-- Start of Collected material --

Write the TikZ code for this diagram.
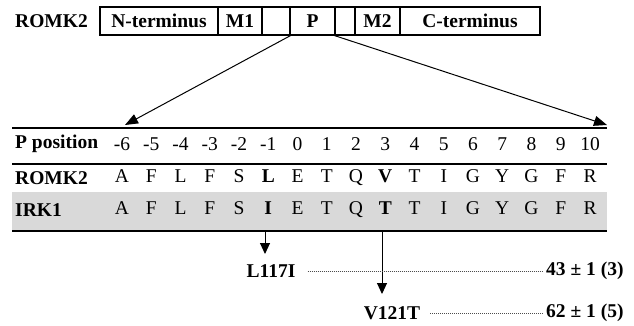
\documentclass[tikz,border=0pt]{standalone}
\usepackage{fontspec}
\setmainfont{Liberation Serif}
\usetikzlibrary{arrows.meta}
\begin{document}
\begin{tikzpicture}[x=1pt,y=-1pt,
  every node/.style={inner sep=0pt,font=\fontsize{19.5}{22}\selectfont},
  segbox/.style={draw,line width=1.1pt,minimum height=28pt,font=\fontsize{19.5}{22}\selectfont\bfseries},
  rowlabel/.style={anchor=west,font=\fontsize{19.5}{22}\selectfont\bfseries},
  bigarrow/.style={line width=1pt,-{Triangle[length=13pt,width=10pt]}},
  downarrow/.style={line width=1pt,-{Triangle[length=11pt,width=10pt]}},
  rule/.style={line width=1.8pt},
  leader/.style={line width=0.6pt,dash pattern=on 1pt off 1pt,black!70},
  mut/.style={font=\fontsize{19.5}{22}\selectfont\bfseries}]
\useasboundingbox (0,0) rectangle (634,325);
% top schematic
\node[rowlabel] (romktop) at (15,21) {ROMK2};
\node[segbox,minimum width=118pt] (nterm) at (159,21) {N-terminus};
\node[segbox,minimum width=44pt] (m1) at (240,21) {M1};
\node[segbox,minimum width=28pt] (e1) at (276,21) {};
\node[segbox,minimum width=45pt] (p) at (312.5,21) {P};
\node[segbox,minimum width=20pt] (e2) at (345,21) {};
\node[segbox,minimum width=45pt] (m2) at (377.5,21) {M2};
\node[segbox,minimum width=140pt] (cterm) at (470,21) {C-terminus};
% zoom arrows
\coordinate (lt) at (125,125);
\coordinate (rt) at (607,125);
\draw[bigarrow] (e1.south east) -- (lt);
\draw[bigarrow] (e2.south west) -- (rt);
% table
\fill[gray!30] (12,192) rectangle (607,230);
\coordinate (r1a) at (12,128); \coordinate (r1b) at (607,128);
\coordinate (r2a) at (12,164); \coordinate (r2b) at (607,164);
\coordinate (r3a) at (12,231); \coordinate (r3b) at (607,231);
\draw[rule] (r1a) -- (r1b);
\draw[rule] (r2a) -- (r2b);
\draw[rule] (r3a) -- (r3b);
\node[rowlabel] (plab) at (15,144) {P position};
\node[rowlabel] (rlab) at (15,178) {ROMK2};
\node[rowlabel] (ilab) at (15,210) {IRK1};
\foreach \i [count=\k from 0] in {-6,-5,-4,-3,-2,-1,0,1,2,3,4,5,6,7,8,9,10}
  \node (pos\k) at ({122+29.25*\k},144) {\i};
\foreach \a [count=\k from 0] in {A,F,L,F,S,\textbf{L},E,T,Q,\textbf{V},T,I,G,Y,G,F,R}
  \node (r\k) at ({122+29.25*\k},178) {\strut\a};
\foreach \a [count=\k from 0] in {A,F,L,F,S,\textbf{I},E,T,Q,\textbf{T},T,I,G,Y,G,F,R}
  \node (s\k) at ({122+29.25*\k},210) {\strut\a};
% mutations
\coordinate (d1s) at (265,231); \coordinate (d1e) at (265,254);
\coordinate (d2s) at (382,231); \coordinate (d2e) at (382,294);
\draw[downarrow] (d1s) -- (d1e);
\draw[downarrow] (d2s) -- (d2e);
\node[mut] (m117) at (271,271) {L117I};
\node[mut] (m121) at (392,313) {V121T};
\node[mut,anchor=west] (v1) at (546,271) {43 ± 1 (3)};
\node[mut,anchor=west] (v2) at (546,313) {62 ± 1 (5)};
\draw[leader] ([xshift=12pt]m117.east) -- ([xshift=-3pt]v1.west);
\draw[leader] ([xshift=10pt]m121.east) -- ([xshift=-3pt]v2.west);
\end{tikzpicture}
\end{document}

-- End of Collected material --

Exercise requirements -
Repeat the data in full and exactly. Omit pictures.

Task result -
Write the TikZ code for this diagram.
\documentclass[tikz,border=0pt]{standalone}
\usepackage{fontspec}
\setmainfont{Liberation Serif}
\usetikzlibrary{arrows.meta}
\begin{document}
\begin{tikzpicture}[x=1pt,y=-1pt,
  every node/.style={inner sep=0pt,font=\fontsize{19.5}{22}\selectfont},
  segbox/.style={draw,line width=1.1pt,minimum height=28pt,font=\fontsize{19.5}{22}\selectfont\bfseries},
  rowlabel/.style={anchor=west,font=\fontsize{19.5}{22}\selectfont\bfseries},
  bigarrow/.style={line width=1pt,-{Triangle[length=13pt,width=10pt]}},
  downarrow/.style={line width=1pt,-{Triangle[length=11pt,width=10pt]}},
  rule/.style={line width=1.8pt},
  leader/.style={line width=0.6pt,dash pattern=on 1pt off 1pt,black!70},
  mut/.style={font=\fontsize{19.5}{22}\selectfont\bfseries}]
\useasboundingbox (0,0) rectangle (634,325);
% top schematic
\node[rowlabel] (romktop) at (15,21) {ROMK2};
\node[segbox,minimum width=118pt] (nterm) at (159,21) {N-terminus};
\node[segbox,minimum width=44pt] (m1) at (240,21) {M1};
\node[segbox,minimum width=28pt] (e1) at (276,21) {};
\node[segbox,minimum width=45pt] (p) at (312.5,21) {P};
\node[segbox,minimum width=20pt] (e2) at (345,21) {};
\node[segbox,minimum width=45pt] (m2) at (377.5,21) {M2};
\node[segbox,minimum width=140pt] (cterm) at (470,21) {C-terminus};
% zoom arrows
\coordinate (lt) at (125,125);
\coordinate (rt) at (607,125);
\draw[bigarrow] (e1.south east) -- (lt);
\draw[bigarrow] (e2.south west) -- (rt);
% table
\fill[gray!30] (12,192) rectangle (607,230);
\coordinate (r1a) at (12,128); \coordinate (r1b) at (607,128);
\coordinate (r2a) at (12,164); \coordinate (r2b) at (607,164);
\coordinate (r3a) at (12,231); \coordinate (r3b) at (607,231);
\draw[rule] (r1a) -- (r1b);
\draw[rule] (r2a) -- (r2b);
\draw[rule] (r3a) -- (r3b);
\node[rowlabel] (plab) at (15,144) {P position};
\node[rowlabel] (rlab) at (15,178) {ROMK2};
\node[rowlabel] (ilab) at (15,210) {IRK1};
\foreach \i [count=\k from 0] in {-6,-5,-4,-3,-2,-1,0,1,2,3,4,5,6,7,8,9,10}
  \node (pos\k) at ({122+29.25*\k},144) {\i};
\foreach \a [count=\k from 0] in {A,F,L,F,S,\textbf{L},E,T,Q,\textbf{V},T,I,G,Y,G,F,R}
  \node (r\k) at ({122+29.25*\k},178) {\strut\a};
\foreach \a [count=\k from 0] in {A,F,L,F,S,\textbf{I},E,T,Q,\textbf{T},T,I,G,Y,G,F,R}
  \node (s\k) at ({122+29.25*\k},210) {\strut\a};
% mutations
\coordinate (d1s) at (265,231); \coordinate (d1e) at (265,254);
\coordinate (d2s) at (382,231); \coordinate (d2e) at (382,294);
\draw[downarrow] (d1s) -- (d1e);
\draw[downarrow] (d2s) -- (d2e);
\node[mut] (m117) at (271,271) {L117I};
\node[mut] (m121) at (392,313) {V121T};
\node[mut,anchor=west] (v1) at (546,271) {43 ± 1 (3)};
\node[mut,anchor=west] (v2) at (546,313) {62 ± 1 (5)};
\draw[leader] ([xshift=12pt]m117.east) -- ([xshift=-3pt]v1.west);
\draw[leader] ([xshift=10pt]m121.east) -- ([xshift=-3pt]v2.west);
\end{tikzpicture}
\end{document}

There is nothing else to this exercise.